Refuting the aid agencies argument of lack of capacity in the low-income countries, Dr Rafi said that tapping the expatriate community would be easier because of the element of volunteerism and aspiration to serve their country and more effective given the linguistic and cultural advantages.

 

He observed that the monetary returns are likely to be higher in high-income countries but the social costs of migration are far greater than the social benefits. He referred to both push and pull factors directly affecting the process of emigration. He said the most important pull factor behind the high education migration is the wage differential.

 

However, the better social facilities, social and workplace freedoms, and opportunities for children also contribute massively in this process. He said that some of the push factors in LICs hinder individuals from realising their productive potential besides social and political chaos, conflicts, or civil insecurity induced by inefficient policing and legal mechanisms play important role in encouraging the emigration trends.

 

Dr Rafi argued there is very high cost attached to emigration of highly skilled persons for a society. Such emigration affects country’s growth potential as loss of highly educated people reduce the economic growth rates which has a strong relevance with prosperity.
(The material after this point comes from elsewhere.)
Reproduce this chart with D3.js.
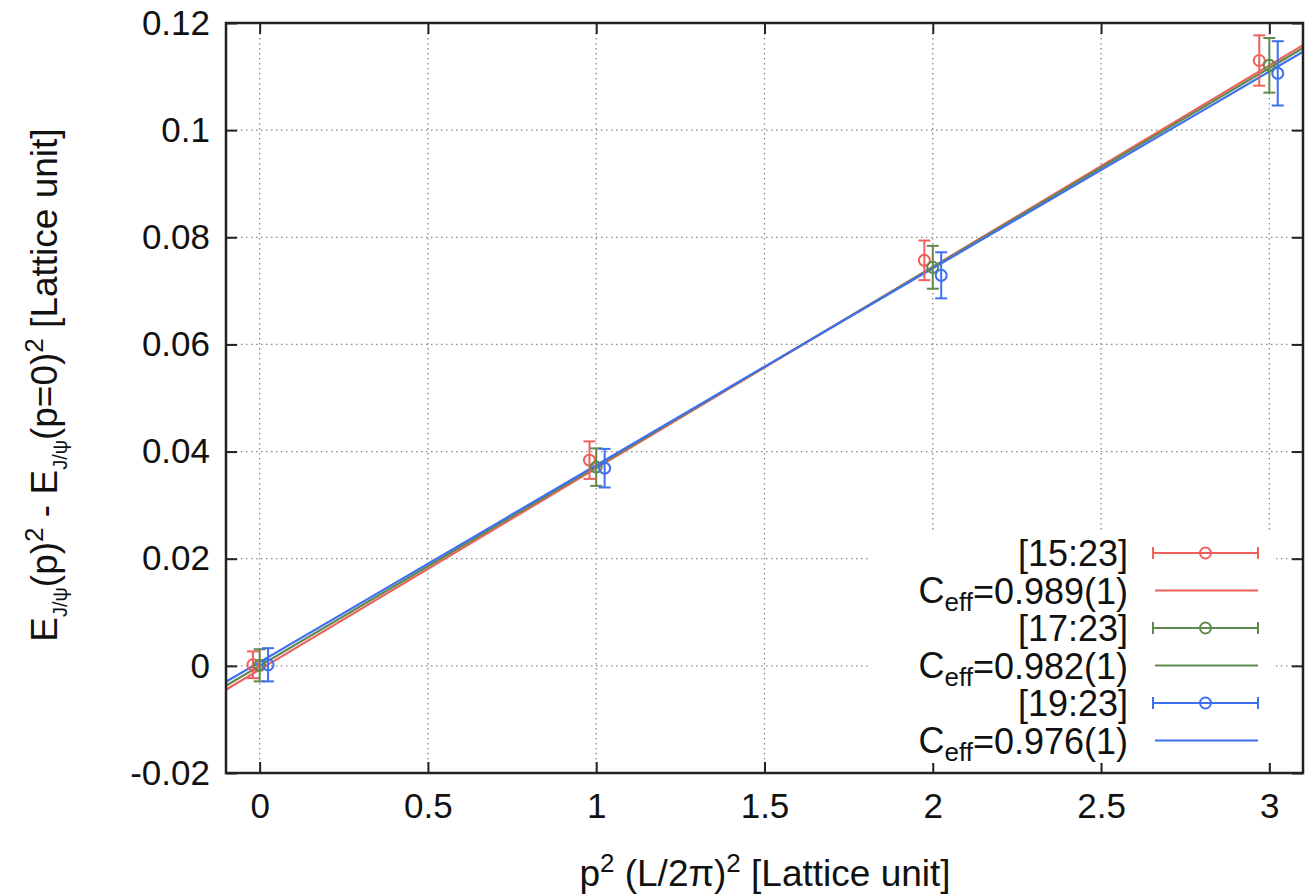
<!doctype html>
<html>
<head>
  <meta charset='utf-8'>
  <style>
    body { margin: 0; background: #fff; }
    text { font-family: 'Liberation Sans', Arial, Helvetica, sans-serif; fill: #111; }
    .grid line { stroke: #888; stroke-width: 1.3; stroke-dasharray: 1.5 3.5; }
  </style>
</head>
<body>
  <svg width='1309' height='894'></svg>
  <script src='https://d3js.org/d3.v7.min.js'></script>
  <script>
    // data
    var seriesNames = ['[15:23]', '[17:23]', '[19:23]'];
    var ceffLabels = ['0.989(1)', '0.982(1)', '0.976(1)'];
    var x15 = [-0.02, 0.98, 1.975, 2.97];
    var x17 = [0, 1, 2, 3];
    var x19 = [0.025, 1.025, 2.025, 3.025];
    var y15 = [0.0002, 0.0384, 0.0757, 0.1130];
    var e15 = [0.0025, 0.0035, 0.0037, 0.0047];
    var y17 = [0.0001, 0.0371, 0.0744, 0.1121];
    var e17 = [0.0030, 0.0035, 0.0040, 0.0051];
    var y19 = [0.0002, 0.0369, 0.0729, 0.1106];
    var e19 = [0.0031, 0.0036, 0.0043, 0.0060];
    // fit lines y = slope * x + intercept
    var fitSlope = [0.0376, 0.0372, 0.03675];
    var fitIntercept = [-0.0007, 0.0, 0.0007];
    var xTicks = [0, 0.5, 1, 1.5, 2, 2.5, 3];
    var yTicks = [-0.02, 0, 0.02, 0.04, 0.06, 0.08, 0.1, 0.12];

    var colors = ['#f0605a', '#5f8a4e', '#3f6ff2'];

    var svg = d3.select('svg');
    var mLeft = 226, mRight = 1303, mTop = 23, mBottom = 773;

    var x = d3.scaleLinear().domain([-0.1, 3.1]).range([mLeft, mRight]);
    var y = d3.scaleLinear().domain([-0.02, 0.12]).range([mBottom, mTop]);

    // grid
    var grid = svg.append('g').attr('class', 'grid');
    grid.selectAll('.gx').data(xTicks).enter().append('line')
        .attr('x1', function(d) { return x(d); }).attr('x2', function(d) { return x(d); })
        .attr('y1', mTop).attr('y2', mBottom);
    grid.selectAll('.gy').data(yTicks.slice(1, -1)).enter().append('line')
        .attr('y1', function(d) { return y(d); }).attr('y2', function(d) { return y(d); })
        .attr('x1', mLeft).attr('x2', mRight);

    // axes with inward ticks on all sides
    var fmt = function(d) { return String(+d.toFixed(2)); };
    var axL = svg.append('g').attr('transform', 'translate(' + mLeft + ',0)')
        .call(d3.axisLeft(y).tickValues(yTicks).tickSizeInner(-11).tickSizeOuter(0).tickPadding(16).tickFormat(fmt));
    var axB = svg.append('g').attr('transform', 'translate(0,' + mBottom + ')')
        .call(d3.axisBottom(x).tickValues(xTicks).tickSizeInner(-11).tickSizeOuter(0).tickPadding(20).tickFormat(fmt));
    var axR = svg.append('g').attr('transform', 'translate(' + mRight + ',0)')
        .call(d3.axisRight(y).tickValues(yTicks).tickSizeInner(-11).tickSizeOuter(0).tickFormat(''));
    var axT = svg.append('g').attr('transform', 'translate(0,' + mTop + ')')
        .call(d3.axisTop(x).tickValues(xTicks).tickSizeInner(-11).tickSizeOuter(0).tickFormat(''));
    [axL, axB, axR, axT].forEach(function(a) {
      a.select('.domain').remove();
      a.selectAll('line').attr('stroke', '#222').attr('stroke-width', 2);
      a.selectAll('text').attr('font-size', 35).attr('fill', '#111');
    });

    // fit lines
    var fits = svg.append('g');
    fitSlope.forEach(function(s, i) {
      var f = function(v) { return s * v + fitIntercept[i]; };
      fits.append('line')
          .attr('x1', x(-0.1)).attr('y1', y(f(-0.1)))
          .attr('x2', x(3.1)).attr('y2', y(f(3.1)))
          .attr('stroke', colors[i]).attr('stroke-width', 2.2);
    });

    // points with error bars
    var sets = [[x15, y15, e15], [x17, y17, e17], [x19, y19, e19]];
    var cap = 6;
    sets.forEach(function(s, i) {
      var g = svg.append('g').attr('stroke', colors[i]).attr('stroke-width', 2).attr('fill', 'none');
      s[0].forEach(function(xv, j) {
        var cx = x(xv), cy = y(s[1][j]);
        var y1 = y(s[1][j] + s[2][j]), y2 = y(s[1][j] - s[2][j]);
        g.append('line').attr('x1', cx).attr('x2', cx).attr('y1', y1).attr('y2', y2);
        g.append('line').attr('x1', cx - cap).attr('x2', cx + cap).attr('y1', y1).attr('y2', y1);
        g.append('line').attr('x1', cx - cap).attr('x2', cx + cap).attr('y1', y2).attr('y2', y2);
        g.append('circle').attr('cx', cx).attr('cy', cy).attr('r', 5.5);
      });
    });

    // legend
    var leg = svg.append('g');
    leg.append('rect').attr('x', 870).attr('y', 533).attr('width', 406).attr('height', 230).attr('fill', '#fff');
    var rowY = 553, rowStep = 37.5, textX = 1128, s1 = 1153, s2 = 1258;
    seriesNames.forEach(function(name, i) {
      var ya = rowY + rowStep * 2 * i, yb = ya + rowStep;
      leg.append('text').attr('x', textX).attr('y', ya).attr('dy', '0.36em')
         .attr('text-anchor', 'end').attr('font-size', 36).text(name);
      var t = leg.append('text').attr('x', textX).attr('y', yb).attr('dy', '0.36em')
         .attr('text-anchor', 'end').attr('font-size', 36);
      t.append('tspan').text('C');
      t.append('tspan').attr('font-size', 26).attr('dy', '0.3em').text('eff');
      t.append('tspan').attr('dy', '-0.21em').text('=' + ceffLabels[i]);
      var g = leg.append('g').attr('stroke', colors[i]).attr('stroke-width', 2).attr('fill', 'none');
      g.append('line').attr('x1', s1).attr('x2', s2).attr('y1', ya).attr('y2', ya);
      g.append('line').attr('x1', s1).attr('x2', s1).attr('y1', ya - 6).attr('y2', ya + 6);
      g.append('line').attr('x1', s2).attr('x2', s2).attr('y1', ya - 6).attr('y2', ya + 6);
      g.append('circle').attr('cx', (s1 + s2) / 2).attr('cy', ya).attr('r', 5.5);
      leg.append('line').attr('x1', s1 + 2).attr('x2', s2).attr('y1', yb).attr('y2', yb)
         .attr('stroke', colors[i]).attr('stroke-width', 2.2);
    });

    // frame
    svg.append('rect').attr('x', mLeft).attr('y', mTop).attr('width', mRight - mLeft).attr('height', mBottom - mTop)
       .attr('fill', 'none').attr('stroke', '#222').attr('stroke-width', 2.5);

    // axis titles
    var xl = svg.append('text').attr('x', 765).attr('y', 886).attr('text-anchor', 'middle').attr('font-size', 37);
    xl.append('tspan').text('p');
    xl.append('tspan').attr('font-size', 26).attr('dy', '-0.55em').text('2');
    xl.append('tspan').attr('dy', '0.39em').text(' (L/2\u03c0)');
    xl.append('tspan').attr('font-size', 26).attr('dy', '-0.55em').text('2');
    xl.append('tspan').attr('dy', '0.39em').text(' [Lattice unit]');

    var yl = svg.append('text').attr('transform', 'translate(57,385) rotate(-90)')
                .attr('text-anchor', 'middle').attr('font-size', 37);
    yl.append('tspan').text('E');
    yl.append('tspan').attr('font-size', 20).attr('dy', '0.5em').text('J/\u03c8');
    yl.append('tspan').attr('dy', '-0.27em').text('(p)');
    yl.append('tspan').attr('font-size', 26).attr('dy', '-0.55em').text('2');
    yl.append('tspan').attr('dy', '0.39em').text(' - E');
    yl.append('tspan').attr('font-size', 20).attr('dy', '0.5em').text('J/\u03c8');
    yl.append('tspan').attr('dy', '-0.27em').text('(p=0)');
    yl.append('tspan').attr('font-size', 26).attr('dy', '-0.55em').text('2');
    yl.append('tspan').attr('dy', '0.39em').text(' [Lattice unit]');
  </script>
</body>
</html>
He said, the costs of subsidised higher education are borne by the home and hence the migration represents a loss of social investment since the benefits accrue to the host country.

 

He said that migration of upper tax brackets cause reduction in tax revenues for the source country. He termed the “remittances as a mixed blessing” because they overvalue exchange rate and subsequently hurt the exports and result into de-industrialisation.

 

He proposed alternate mechanism to turn social pain of highly educated emigration into social gain through market-based, non-profit, state-based and multilateral mechanisms. He said, the gains could be based on the flows of knowledge and technical assistance or the promotion of trade by the expatriate community. He also urged on enforcing a tax on highly educated immigrants, foreign direct investment or portfolio investments by expatriate communities in the country of their origin.

 

He called upon high income countries to introduce programmes like US Fulbright-Hays Programme and scale-up initiative such as UNDP’s TOKTEN programme, which encourage diaspora from low income countries to volunteer their expertise in their country of origin. “Voluntary short term or long term return could transfer knowledge, technology, work habits and contribute to a social transformation.”